> **Collected data**:

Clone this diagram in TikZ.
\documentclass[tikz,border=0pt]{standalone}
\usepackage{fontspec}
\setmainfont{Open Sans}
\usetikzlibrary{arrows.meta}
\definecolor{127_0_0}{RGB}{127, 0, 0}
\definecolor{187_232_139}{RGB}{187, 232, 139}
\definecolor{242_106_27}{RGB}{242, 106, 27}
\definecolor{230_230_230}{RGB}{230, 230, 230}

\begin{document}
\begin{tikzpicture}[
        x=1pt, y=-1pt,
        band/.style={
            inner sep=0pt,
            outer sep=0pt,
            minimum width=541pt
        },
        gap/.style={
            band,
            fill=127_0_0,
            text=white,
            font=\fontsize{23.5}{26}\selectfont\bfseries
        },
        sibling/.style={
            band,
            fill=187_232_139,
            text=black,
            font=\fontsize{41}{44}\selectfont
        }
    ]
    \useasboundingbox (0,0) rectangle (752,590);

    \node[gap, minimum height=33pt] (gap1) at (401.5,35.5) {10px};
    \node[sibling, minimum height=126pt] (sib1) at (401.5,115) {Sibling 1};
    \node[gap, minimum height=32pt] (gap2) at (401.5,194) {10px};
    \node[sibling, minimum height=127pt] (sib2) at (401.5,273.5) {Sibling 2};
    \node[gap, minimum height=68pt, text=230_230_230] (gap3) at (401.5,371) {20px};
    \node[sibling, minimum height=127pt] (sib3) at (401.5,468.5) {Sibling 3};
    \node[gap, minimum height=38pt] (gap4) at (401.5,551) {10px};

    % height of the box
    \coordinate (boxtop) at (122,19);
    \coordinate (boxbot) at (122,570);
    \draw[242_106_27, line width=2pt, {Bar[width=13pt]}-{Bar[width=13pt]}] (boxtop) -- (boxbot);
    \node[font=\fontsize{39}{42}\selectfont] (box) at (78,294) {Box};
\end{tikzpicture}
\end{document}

> **Directions**:
Quote the data above verbatim from its first line to the line that includes "(0,0) rectangle (752,590);", with both boundary lines retained.

> **Full solution**:
Clone this diagram in TikZ.
\documentclass[tikz,border=0pt]{standalone}
\usepackage{fontspec}
\setmainfont{Open Sans}
\usetikzlibrary{arrows.meta}
\definecolor{127_0_0}{RGB}{127, 0, 0}
\definecolor{187_232_139}{RGB}{187, 232, 139}
\definecolor{242_106_27}{RGB}{242, 106, 27}
\definecolor{230_230_230}{RGB}{230, 230, 230}

\begin{document}
\begin{tikzpicture}[
        x=1pt, y=-1pt,
        band/.style={
            inner sep=0pt,
            outer sep=0pt,
            minimum width=541pt
        },
        gap/.style={
            band,
            fill=127_0_0,
            text=white,
            font=\fontsize{23.5}{26}\selectfont\bfseries
        },
        sibling/.style={
            band,
            fill=187_232_139,
            text=black,
            font=\fontsize{41}{44}\selectfont
        }
    ]
    \useasboundingbox (0,0) rectangle (752,590);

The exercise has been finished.